The Libs should be focused on how Labor will put people-smugglers back in business, send power bills through the roof, shut heavy industry, give the country’s most thuggish union a veto over policy, and take thousands of dollars out of ordinary people’s pockets.
These are the inevitable consequences of shutting offshore detention, the 50 per cent renewable energy target and the union-inspired, worse-than-Gillard workplace relations policy.
Above all, as a potential election winner, there’s an opening for a strong campaign against all of Labor’s new taxes.
There’s the higher top rate of income tax, the crackdown on trusts, the negative gearing changes that will make your house worth less and your rent cost more, and then, Bill Shorten’s biggest single gift to his political opponents, the end of franking credit rebates that will take thousands of dollars out of retirees’ pockets. Properly explained and exploited, this policy should mean not one retiree who’s not an old-age pensioner would vote Labor.
Before 1987, companies paid tax on their profits and company shareholders subsequently paid tax on any dividends that were paid out of those after-tax profits. In other words, company profits were double-taxed: once when they were earned and again when they were distributed.
To encourage investment, the Hawke-Keating government introduced so-called franking credits so shareholders could deduct from their personal tax liability any tax that already had been paid on the shares they owned. This helped shareholders with taxable income but not those with little or no income against which these credits could be deducted.
So the Howard government extended the principle by paying franking credit rebates to low income shareholders, typically pensioners or retirees, whose personal tax was less than the franking credits on their shares. This is what Labor now wants to reverse.
Treasurer Josh Frydenberg has excelled at getting opinion pieces into major newspapers attacking Labor’s “retiree tax”.
He’s pointed out that 900,000 self-funded retirees with shares will lose, on average, $2200 a year; and that 200,000 self-managed super funds that have invested in Australian companies will lose, on average, $12,000 a year because they don’t pay enough tax to gain the full benefit of franking credits on the shares they hold.

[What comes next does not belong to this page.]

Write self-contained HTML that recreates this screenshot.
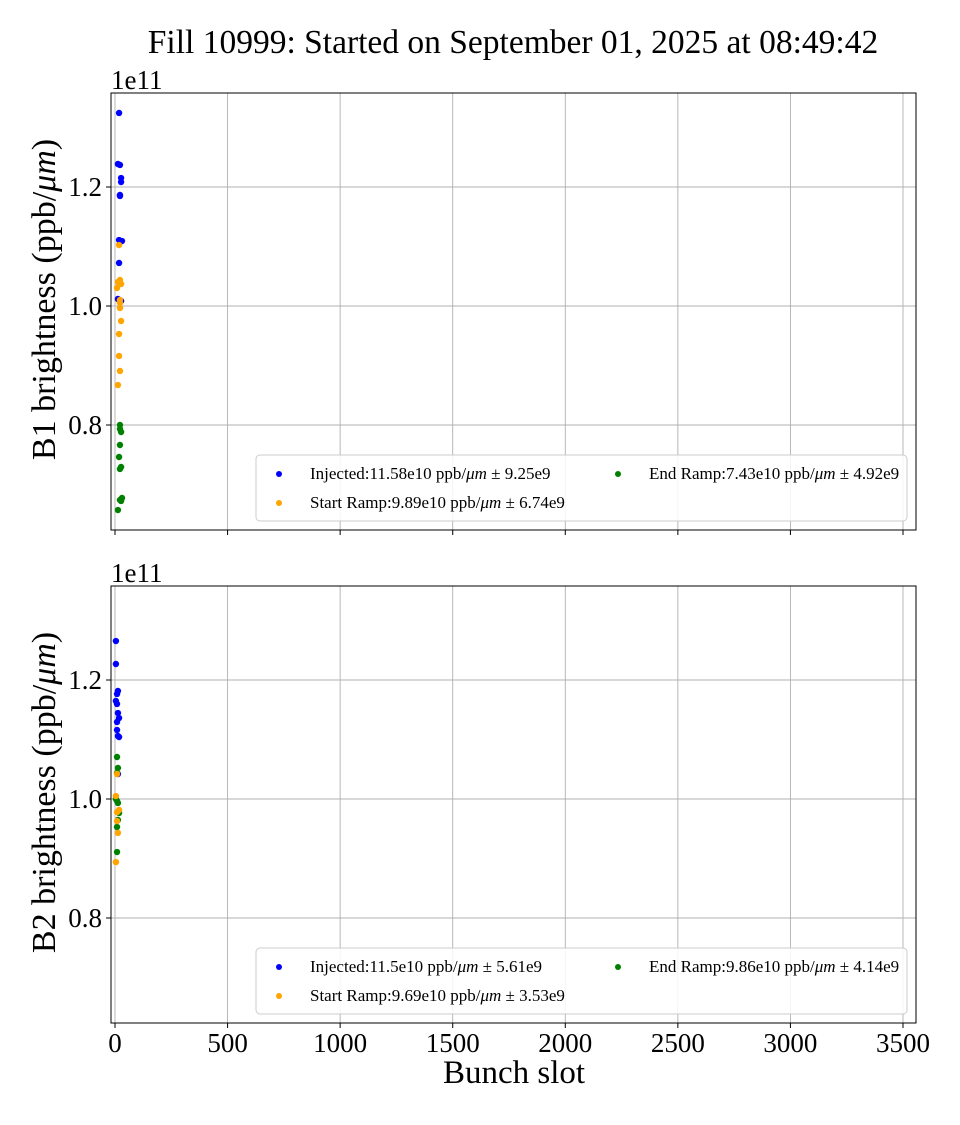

The trouble is most voters don’t read these articles, so Frydenberg needs to get the message directly to everyone affected by Labor’s $54 billion raid on thrift. Looking to the year ahead, just about every accountant and financial adviser in the country will be warning their newsletter clients about Labor’s potential hit to their income. The question for the Coalition is whether it’s too exhausted or punch-drunk to fully capitalise on it.
Ross Fitzgerald is emeritus professor of history and politics at Griffith University.
The Australian January 7, 2019, p 10.
Learn from the past
Ross Fitzgerald clearly described the appalling consequences that would beset the nation should a Shorten-led government be elected (“Labor’s policy gift to Coalition”, 7/1). Malcolm Turnbull was often urged to carry the fight up to Labor.
He failed, and the result was a loss of 15 seats and almost a loss of government. I hope the Coalition has learned from Turnbull’s failures and will now focus on Labor’s detrimental policies, shift focus from Coalition personalities and concentrate on government success and the sound policies being implemented, and to finally accentuate its strengths.
N. Bailey, Nicholls, ACT
Ross Fitzgerald’s (“Labor’s policy gift to Coalition”, 7/1) call for the Morrison Coalition to seek victory by attacking the Labor Party’s policies misses a key point: the Morrison government has yet to provide voters with its own vision for Australia’s future. Simply attacking Labor is not enough.